> **What is expected**:
Begin with the first line below and retype each line exactly through the line containing "3.53, 5.02, 3.44, 3.61, 4.80, 6.29, 6.93, 7.5];". Any pictures are to be left out.

— Begin —

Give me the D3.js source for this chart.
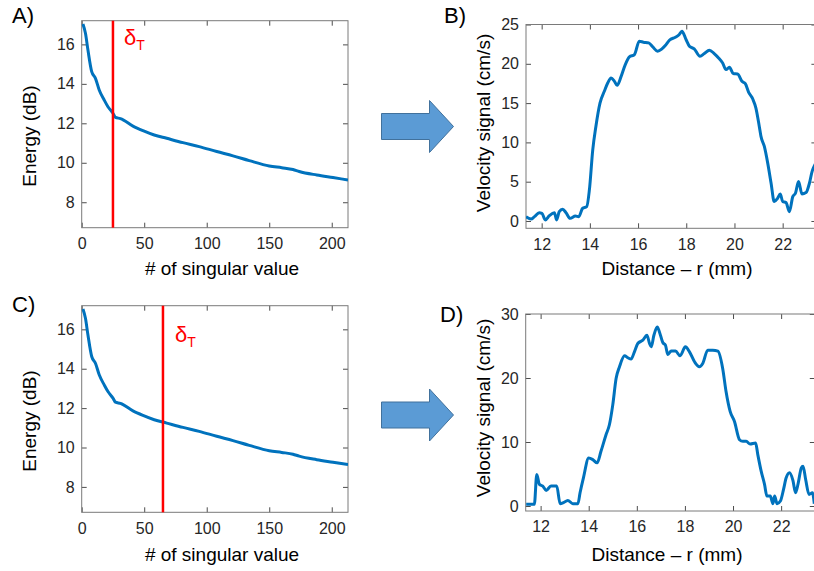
<!DOCTYPE html>
<html>
<head>
<meta charset="utf-8">
<script src="https://cdn.jsdelivr.net/npm/d3@7"></script>
<style>
  body { margin: 0; background: #fff; }
  svg text { font-family: "Liberation Sans", Arial, sans-serif; }
  .tick text { fill: #262626; font-size: 16px; }
  .tick line { stroke: #4d4d4d; }
</style>
</head>
<body>
<div id="figure"></div>
<script>
// --------- DATA ---------

// energy of singular values (same curve in A and C)
const svIndex = [1, 3, 5, 8, 11, 14, 18, 21, 25, 27, 31, 41, 49, 58, 68, 81, 94, 108, 121, 134, 150, 160, 169, 174, 188, 201, 213];
const energyDb = [17.03, 16.56, 15.71, 14.62, 14.28, 13.69, 13.18, 12.84, 12.51, 12.3, 12.24, 11.86, 11.63, 11.41, 11.24, 11.02, 10.82, 10.57, 10.35, 10.11, 9.84, 9.75, 9.66, 9.56, 9.38, 9.25, 9.13];

// thresholds (delta T) for A and C
const thresholds = [25, 65];

// velocity profile B
const distanceB = [11.35, 11.56, 11.70, 11.90, 12.01, 12.15, 12.32, 12.53, 12.62, 12.73, 12.87, 13.01, 13.18, 13.40, 13.54, 13.70, 13.87,
    13.98, 14.12, 14.25, 14.42, 14.60, 14.74, 14.88, 15.02, 15.13, 15.29, 15.47, 15.64, 15.85, 16.05, 16.22, 16.44, 16.61, 16.81,
    16.99, 17.13, 17.30, 17.55, 17.71, 17.82, 17.99, 18.13, 18.33, 18.57, 18.75, 18.96, 19.16, 19.34, 19.51, 19.65, 19.79, 19.95,
    20.13, 20.31, 20.45, 20.59, 20.76, 20.89, 21.03, 21.10, 21.24, 21.38, 21.52, 21.65, 21.79, 21.90, 22.00, 22.14, 22.28, 22.42,
    22.53, 22.66, 22.80, 22.97, 23.11, 23.22, 23.30, 23.40];
const velocityB = [0.55, 0.25, 0.55, 1.06, 0.98, 0.13, 0.68, 1.06, 0.13, 1.19, 1.49, 1.06, 0.34, 0.64, 0.55, 1.62, 1.83,
    3.95, 9.06, 12.03, 15.0, 16.5, 17.56, 18.2, 17.77, 17.26, 18.33, 19.9, 20.88, 21.17, 22.87, 22.75, 22.66, 22.15, 21.6,
    21.9, 22.32, 23.0, 23.38, 23.72, 24.15, 23.09, 22.24, 21.9, 20.96, 21.3, 21.73, 21.3, 20.75, 20.1, 19.26, 19.56, 18.75,
    18.7, 17.77, 17.47, 16.37, 15.52, 14.37, 12.03, 10.76, 9.48, 7.36, 4.80, 2.47, 2.89, 3.44, 2.47, 2.34, 1.19, 3.10,
    3.53, 5.02, 3.44, 3.61, 4.80, 6.29, 6.93, 7.5];

// velocity profile D
const distanceD = [11.40, 11.74, 11.84, 11.95, 12.09, 12.23, 12.43, 12.67, 12.81, 12.95, 13.13, 13.34, 13.55, 13.64, 13.78, 14.00,
    14.17, 14.35, 14.51, 14.72, 14.86, 15.00, 15.14, 15.28, 15.49, 15.63, 15.76, 15.90, 16.04, 16.25, 16.42, 16.53, 16.60, 16.71,
    16.85, 16.94, 17.08, 17.19, 17.29, 17.43, 17.61, 17.80, 18.02, 18.19, 18.40, 18.60, 18.74, 18.95, 19.16, 19.37, 19.57, 19.71,
    19.88, 20.06, 20.27, 20.41, 20.55, 20.71, 20.94, 21.03, 21.17, 21.31, 21.41, 21.55, 21.66, 21.73, 21.83, 21.97, 22.10, 22.21,
    22.35, 22.49, 22.60, 22.70, 22.84, 22.91, 23.02, 23.16, 23.30, 23.38];
const velocityD = [0.26, 0.26, 4.92, 3.37, 3.11, 2.44, 3.11, 3.11, 0.36, 0.52, 0.88, 0.36, 0.36, 2.07, 4.40, 7.51,
    7.25, 6.74, 8.55, 11.14, 12.69, 15.80, 19.95, 21.76, 23.47, 23.16, 22.95, 24.09, 25.39, 25.91, 26.68, 25.39, 24.87, 26.68,
    27.98, 27.2, 25.54, 25.13, 23.68, 24.2, 24.2, 23.47, 24.87, 24.09, 22.54, 21.76, 22.28, 24.35, 24.35, 24.2, 21.5, 17.88,
    14.77, 13.21, 10.36, 10.10, 10.10, 9.69, 9.84, 8.03, 5.44, 3.37, 1.55, 1.55, 0.36, 1.55, 0.36, 0.78, 2.59, 4.40,
    5.18, 3.99, 2.07, 3.37, 5.96, 6.22, 4.15, 1.81, 2.07, 0.36];

const energyTicks = [8, 10, 12, 14, 16];
const svTicks = [0, 50, 100, 150, 200];
const distTicks = [12, 14, 16, 18, 20, 22];
const velTicksB = [0, 5, 10, 15, 20, 25];
const velTicksD = [0, 10, 20, 30];

// --------- DRAWING ---------

const svg = d3.select("#figure")
    .append("svg")
    .attr("width", 814)
    .attr("height", 571);

let clipId = 0;

function panel(box, xDomain, yDomain, xTicks, yTicks, xs, ys, labels) {
    let x = d3.scaleLinear().domain(xDomain).range([box.left, box.right]);
    let y = d3.scaleLinear().domain(yDomain).range([box.bottom, box.top]);
    let g = svg.append("g");

    // clip
    let id = "clip" + (clipId++);
    g.append("clipPath").attr("id", id)
        .append("rect")
        .attr("x", box.left).attr("y", box.top)
        .attr("width", box.right - box.left).attr("height", box.bottom - box.top);

    // inward ticks, all four sides
    g.append("g")
        .attr("transform", "translate(0," + box.bottom + ")")
        .call(d3.axisBottom(x).tickValues(xTicks).tickSizeInner(-5).tickSizeOuter(0).tickPadding(10))
        .call(a => a.select(".domain").remove());
    g.append("g")
        .attr("transform", "translate(" + box.left + ",0)")
        .call(d3.axisLeft(y).tickValues(yTicks).tickSizeInner(-5).tickSizeOuter(0).tickPadding(7))
        .call(a => a.select(".domain").remove());
    g.append("g")
        .attr("transform", "translate(0," + box.top + ")")
        .call(d3.axisTop(x).tickValues(xTicks).tickSizeInner(-5).tickSizeOuter(0).tickFormat(""))
        .call(a => a.select(".domain").remove());
    g.append("g")
        .attr("transform", "translate(" + box.right + ",0)")
        .call(d3.axisRight(y).tickValues(yTicks).tickSizeInner(-5).tickSizeOuter(0).tickFormat(""))
        .call(a => a.select(".domain").remove());
    g.selectAll(".tick text").attr("font-family", null).attr("font-size", null);

    // box
    g.append("rect")
        .attr("x", box.left).attr("y", box.top)
        .attr("width", box.right - box.left).attr("height", box.bottom - box.top)
        .attr("fill", "none")
        .attr("stroke", "#7a7a7a")
        .attr("stroke-width", 1);

    let pts = xs.map((d, i) => [d, ys[i]]);
    let line = d3.line()
        .x(d => x(d[0]))
        .y(d => y(d[1]))
        .curve(d3.curveMonotoneX);

    g.append("path")
        .attr("clip-path", "url(#" + id + ")")
        .attr("fill", "none")
        .attr("stroke", "#0072BD")
        .attr("stroke-width", 3)
        .attr("stroke-linejoin", "round")
        .attr("d", line(pts));

    // axis labels
    g.append("text")
        .attr("x", labels.xlx).attr("y", labels.xly)
        .attr("text-anchor", "middle")
        .attr("font-size", 19)
        .attr("fill", "#000")
        .text(labels.x);
    g.append("text")
        .attr("transform", "translate(" + labels.ylx + "," + labels.yly + ") rotate(-90)")
        .attr("text-anchor", "middle")
        .attr("font-size", 19)
        .attr("fill", "#000")
        .text(labels.y);
    g.append("text")
        .attr("x", labels.px).attr("y", labels.py)
        .attr("font-size", 22)
        .attr("fill", "#000")
        .text(labels.panel);

    return {x: x, y: y, g: g, clip: id};
}

function threshold(p, value, box, lx, ly) {
    p.g.append("line")
        .attr("x1", p.x(value)).attr("x2", p.x(value))
        .attr("y1", box.top).attr("y2", box.bottom)
        .attr("stroke", "#ff0000")
        .attr("stroke-width", 2.5);
    let t = p.g.append("text")
        .attr("x", lx).attr("y", ly)
        .attr("fill", "#ff0000")
        .attr("font-size", 22);
    t.append("tspan").text("δ");
    t.append("tspan").attr("font-size", 14).attr("dy", 5).text("T");
}

function arrow(cx, cy) {
    // decorative block arrow between panels
    let path = d3.path();
    path.moveTo(cx - 36, cy - 13);
    path.lineTo(cx + 12, cy - 13);
    path.lineTo(cx + 12, cy - 26);
    path.lineTo(cx + 36, cy);
    path.lineTo(cx + 12, cy + 26);
    path.lineTo(cx + 12, cy + 13);
    path.lineTo(cx - 36, cy + 13);
    path.closePath();
    svg.append("path")
        .attr("d", path.toString())
        .attr("fill", "#5B9BD5")
        .attr("stroke", "#41719C")
        .attr("stroke-width", 1);
}

let boxA = {left: 81.7, right: 348, top: 20.7, bottom: 227.7};
let pA = panel(boxA, [0, 213], [6.71, 17.2], svTicks, energyTicks, svIndex, energyDb,
    {x: "# of singular value", xlx: 222, xly: 275, y: "Energy (dB)", ylx: 36, yly: 136, panel: "A)", px: 12, py: 23});
threshold(pA, thresholds[0], boxA, 124, 45);

let boxC = {left: 81.7, right: 348, top: 305.7, bottom: 512.3};
let pC = panel(boxC, [0, 213], [6.71, 17.2], svTicks, energyTicks, svIndex, energyDb,
    {x: "# of singular value", xlx: 222, xly: 561, y: "Energy (dB)", ylx: 36, yly: 421, panel: "C)", px: 12, py: 312});
threshold(pC, thresholds[1], boxC, 175, 342);

let boxB = {left: 526, right: 816.4, top: 24.5, bottom: 228.3};
panel(boxB, [11.35, 23.4], [-0.93, 25], distTicks, velTicksB, distanceB, velocityB,
    {x: "Distance \u2013 r (mm)", xlx: 677, xly: 275, y: "Velocity signal (cm/s)", ylx: 490, yly: 123, panel: "B)", px: 444, py: 23});

let boxD = {left: 525.7, right: 814.8, top: 314, bottom: 511};
panel(boxD, [11.38, 23.4], [-0.78, 30], distTicks, velTicksD, distanceD, velocityD,
    {x: "Distance \u2013 r (mm)", xlx: 667, xly: 561, y: "Velocity signal (cm/s)", ylx: 490, yly: 408, panel: "D)", px: 440, py: 322});

arrow(417.5, 126.5);
arrow(417.5, 415);
</script>
</body>
</html>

— End —

> **Solution for this task**:
Give me the D3.js source for this chart.
<!DOCTYPE html>
<html>
<head>
<meta charset="utf-8">
<script src="https://cdn.jsdelivr.net/npm/d3@7"></script>
<style>
  body { margin: 0; background: #fff; }
  svg text { font-family: "Liberation Sans", Arial, sans-serif; }
  .tick text { fill: #262626; font-size: 16px; }
  .tick line { stroke: #4d4d4d; }
</style>
</head>
<body>
<div id="figure"></div>
<script>
// --------- DATA ---------

// energy of singular values (same curve in A and C)
const svIndex = [1, 3, 5, 8, 11, 14, 18, 21, 25, 27, 31, 41, 49, 58, 68, 81, 94, 108, 121, 134, 150, 160, 169, 174, 188, 201, 213];
const energyDb = [17.03, 16.56, 15.71, 14.62, 14.28, 13.69, 13.18, 12.84, 12.51, 12.3, 12.24, 11.86, 11.63, 11.41, 11.24, 11.02, 10.82, 10.57, 10.35, 10.11, 9.84, 9.75, 9.66, 9.56, 9.38, 9.25, 9.13];

// thresholds (delta T) for A and C
const thresholds = [25, 65];

// velocity profile B
const distanceB = [11.35, 11.56, 11.70, 11.90, 12.01, 12.15, 12.32, 12.53, 12.62, 12.73, 12.87, 13.01, 13.18, 13.40, 13.54, 13.70, 13.87,
    13.98, 14.12, 14.25, 14.42, 14.60, 14.74, 14.88, 15.02, 15.13, 15.29, 15.47, 15.64, 15.85, 16.05, 16.22, 16.44, 16.61, 16.81,
    16.99, 17.13, 17.30, 17.55, 17.71, 17.82, 17.99, 18.13, 18.33, 18.57, 18.75, 18.96, 19.16, 19.34, 19.51, 19.65, 19.79, 19.95,
    20.13, 20.31, 20.45, 20.59, 20.76, 20.89, 21.03, 21.10, 21.24, 21.38, 21.52, 21.65, 21.79, 21.90, 22.00, 22.14, 22.28, 22.42,
    22.53, 22.66, 22.80, 22.97, 23.11, 23.22, 23.30, 23.40];
const velocityB = [0.55, 0.25, 0.55, 1.06, 0.98, 0.13, 0.68, 1.06, 0.13, 1.19, 1.49, 1.06, 0.34, 0.64, 0.55, 1.62, 1.83,
    3.95, 9.06, 12.03, 15.0, 16.5, 17.56, 18.2, 17.77, 17.26, 18.33, 19.9, 20.88, 21.17, 22.87, 22.75, 22.66, 22.15, 21.6,
    21.9, 22.32, 23.0, 23.38, 23.72, 24.15, 23.09, 22.24, 21.9, 20.96, 21.3, 21.73, 21.3, 20.75, 20.1, 19.26, 19.56, 18.75,
    18.7, 17.77, 17.47, 16.37, 15.52, 14.37, 12.03, 10.76, 9.48, 7.36, 4.80, 2.47, 2.89, 3.44, 2.47, 2.34, 1.19, 3.10,
    3.53, 5.02, 3.44, 3.61, 4.80, 6.29, 6.93, 7.5];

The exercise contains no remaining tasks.